Estimate GIF File Size
Use this GIF calculator to estimate output size, frame count, and rough download speed before exporting your animation.
Tip: Lower compression factor means stronger compression and a smaller estimated file.
GIFs are still one of the easiest ways to share short animations, reactions, and product demos. But large files can slow down websites, hurt user experience, and increase mobile data usage. A practical GIF calculator helps you predict size before export so you can choose better settings from the start.

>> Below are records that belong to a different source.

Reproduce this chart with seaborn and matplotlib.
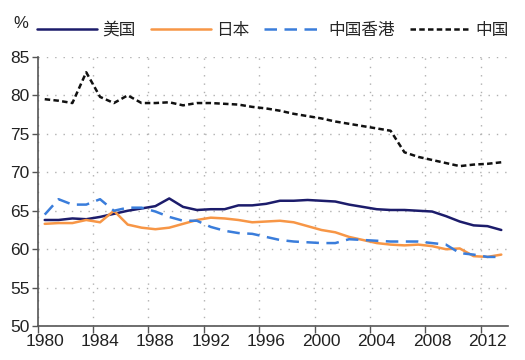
import numpy as np
import pandas as pd
import matplotlib
matplotlib.use("Agg")
import matplotlib.pyplot as plt
import seaborn as sns

years = list(range(1980, 2014))

usa = [63.8, 63.8, 64.0, 63.9, 64.2, 64.6, 65.0, 65.3, 65.6, 66.6,
       65.5, 65.1, 65.2, 65.2, 65.7, 65.7, 65.9, 66.3, 66.3, 66.4,
       66.3, 66.2, 65.8, 65.5, 65.2, 65.1, 65.1, 65.0, 64.9, 64.3,
       63.6, 63.1, 63.0, 62.5]

japan = [63.3, 63.4, 63.4, 63.8, 63.5, 65.0, 63.2, 62.8, 62.6, 62.8,
         63.3, 63.8, 64.1, 64.0, 63.8, 63.5, 63.6, 63.7, 63.5, 63.0,
         62.5, 62.2, 61.6, 61.2, 60.8, 60.6, 60.5, 60.6, 60.4, 60.0,
         60.1, 59.1, 59.0, 59.3]

hongkong = [64.5, 66.5, 65.8, 65.8, 66.5, 65.0, 65.4, 65.4, 64.9, 64.2,
            63.7, 63.7, 62.9, 62.4, 62.1, 62.0, 61.6, 61.2, 61.0, 60.9,
            60.8, 60.8, 61.3, 61.2, 61.1, 61.0, 61.0, 61.0, 60.8, 60.6,
            59.5, 59.3, 59.0, 59.0]

china = [79.5, 79.3, 79.0, 83.0, 79.8, 79.0, 80.0, 79.0, 79.0, 79.1,
         78.7, 79.0, 79.0, 78.9, 78.8, 78.5, 78.3, 78.0, 77.6, 77.3,
         77.0, 76.6, 76.3, 76.0, 75.7, 75.4, 72.6, 72.0, 71.6, 71.2,
         70.8, 71.0, 71.1, 71.3]

series_names = ["美国", "日本", "中国香港", "中国"]
yticks = [50, 55, 60, 65, 70, 75, 80, 85]

sns.set_theme(style="white")
plt.rcParams["font.family"] = ["Liberation Sans", "Noto Sans CJK SC", "DejaVu Sans"]

df = pd.DataFrame({"year": years, "美国": usa, "日本": japan,
                   "中国香港": hongkong, "中国": china})

fig = plt.figure(figsize=(5.25, 3.6), dpi=100)
ax = fig.add_axes([0.072, 0.094, 0.896, 0.748])

styles = {
    "美国": dict(color="#1c1c6b", linestyle="-", linewidth=1.8),
    "日本": dict(color="#f79646", linestyle="-", linewidth=1.8),
    "中国香港": dict(color="#3a7ddb", linestyle=(0, (5, 3)), linewidth=1.8),
    "中国": dict(color="#111111", linestyle=(0, (2.2, 1.3)), linewidth=1.8),
}
for name in series_names:
    sns.lineplot(data=df, x="year", y=name, ax=ax, label=name, **styles[name])

ax.set_xlim(1979.5, 2013.5)
ax.set_ylim(50, 85)
ax.set_yticks(yticks)
ax.set_yticklabels([str(v) for v in yticks], fontsize=12.5, color="#222222")
ax.set_xticks(years[::4])
ax.set_xticklabels([str(y) for y in years[::4]], fontsize=12.5, color="#222222")
ax.set_xticks(np.arange(1979.5, 2014, 4), minor=True)
ax.tick_params(axis="x", which="major", length=0, pad=6)
ax.tick_params(axis="x", which="minor", length=5, width=1, color="#555555", direction="out", bottom=True)
ax.tick_params(axis="y", length=4, width=1, color="#555555", direction="out", left=True, pad=2)

ax.grid(False)
ax.yaxis.grid(True, linestyle=(0, (1, 5)), color="#b0b0b0", linewidth=1.0)
ax.xaxis.grid(True, which="minor", linestyle=(0, (1, 5)), color="#b0b0b0", linewidth=1.0)
ax.set_axisbelow(True)

ax.set_xlabel("")
ax.set_ylabel("")
sns.despine(ax=ax)
for s in ["left", "bottom"]:
    ax.spines[s].set_color("#555555")
    ax.spines[s].set_linewidth(1.2)

fig.text(0.025, 0.935, "%", fontsize=12, color="#222222", va="center")
ax.legend(loc="center", bbox_to_anchor=(0.5, 1.1), ncol=4, frameon=False,
          fontsize=12, handlelength=3.6, handletextpad=0.3, columnspacing=0.9)

fig.savefig("out.png", dpi=100)
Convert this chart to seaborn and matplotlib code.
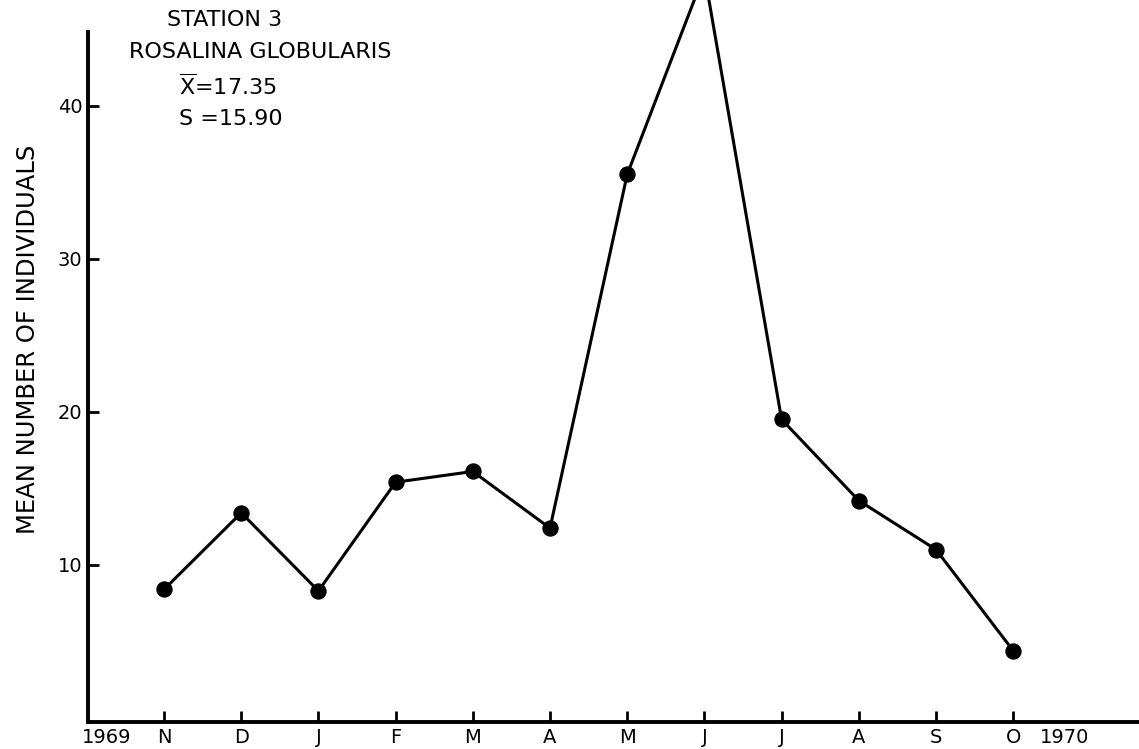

What this GIF calculator does
This tool estimates how large a GIF might be based on:
- Pixel dimensions (width × height)
- Animation speed (frames per second)
- Total duration
- Color palette size
- An estimated compression factor
Because actual encoders use different optimization techniques, final exported size will vary. Still, this estimate is accurate enough for planning and decision-making.
How the estimate works
Core idea
A GIF is a sequence of indexed-color frames. More pixels, more frames, and more colors usually mean a bigger file. Compression can reduce the final size, especially when frames are similar.
Formula used
- Frames = FPS × Duration
- Bits per pixel ≈ log2(colors), rounded up
- Raw bytes = Width × Height × Frames × (Bits per pixel / 8)
- Estimated GIF size = Raw bytes × Compression factor + format overhead
This model intentionally trades perfect precision for speed and ease of use.
How to use this calculator effectively
- Enter your current export settings.
- Check the estimated file size.
- If it is too large, lower one variable at a time: dimensions, FPS, colors, or duration.
- Use the optional target-size field to estimate maximum duration for your limit.
This workflow prevents endless trial-and-error exports.
Best ways to reduce GIF size
1) Reduce dimensions first
Lowering width/height has the biggest impact because every frame becomes smaller. If your GIF is for social posts or inline blog content, you often do not need full HD resolution.
2) Lower frame rate
Many GIFs look good at 10–15 FPS instead of 24 or 30 FPS. For memes and simple loops, this can dramatically reduce file size while keeping acceptable motion.
3) Trim the color palette
GIF supports up to 256 colors, but many animations look fine at 64 or 128 colors. Fewer colors typically means better compression and smaller output.
4) Shorten duration
Every extra second adds more frames. Trimming dead space at the beginning and end can save a lot of weight.
5) Consider video for heavy motion
If quality and smoothness matter, MP4 or WebM usually beats GIF by a wide margin in size and visual clarity. Use GIF when universal inline autoplay behavior is more important than compression efficiency.
Example optimization workflow
Suppose your first estimate is 6.5 MB, but you need to stay under 2 MB.
- Drop resolution from 800×450 to 480×270
- Lower FPS from 24 to 12
- Reduce colors from 256 to 96
- Trim duration from 7s to 4s
You may end up below 2 MB without making the animation feel broken.
FAQ
Why is my exported file size different from the estimate?
Different software uses different quantization, dithering, and frame-difference optimizations. This calculator gives a practical estimate, not an exact encoder simulation.
What is a good GIF size for web pages?
A useful target is under 2 MB when possible, and ideally under 1 MB for fast mobile loading.
What compression factor should I use?
A starting range of 0.25 to 0.45 works for many web GIFs. If your content has lots of repeated areas, lower values may be realistic.
Final thoughts
A good GIF calculator saves time and helps you publish lighter, faster animations. Use this tool early in your workflow, then fine-tune with your encoder settings for the final export.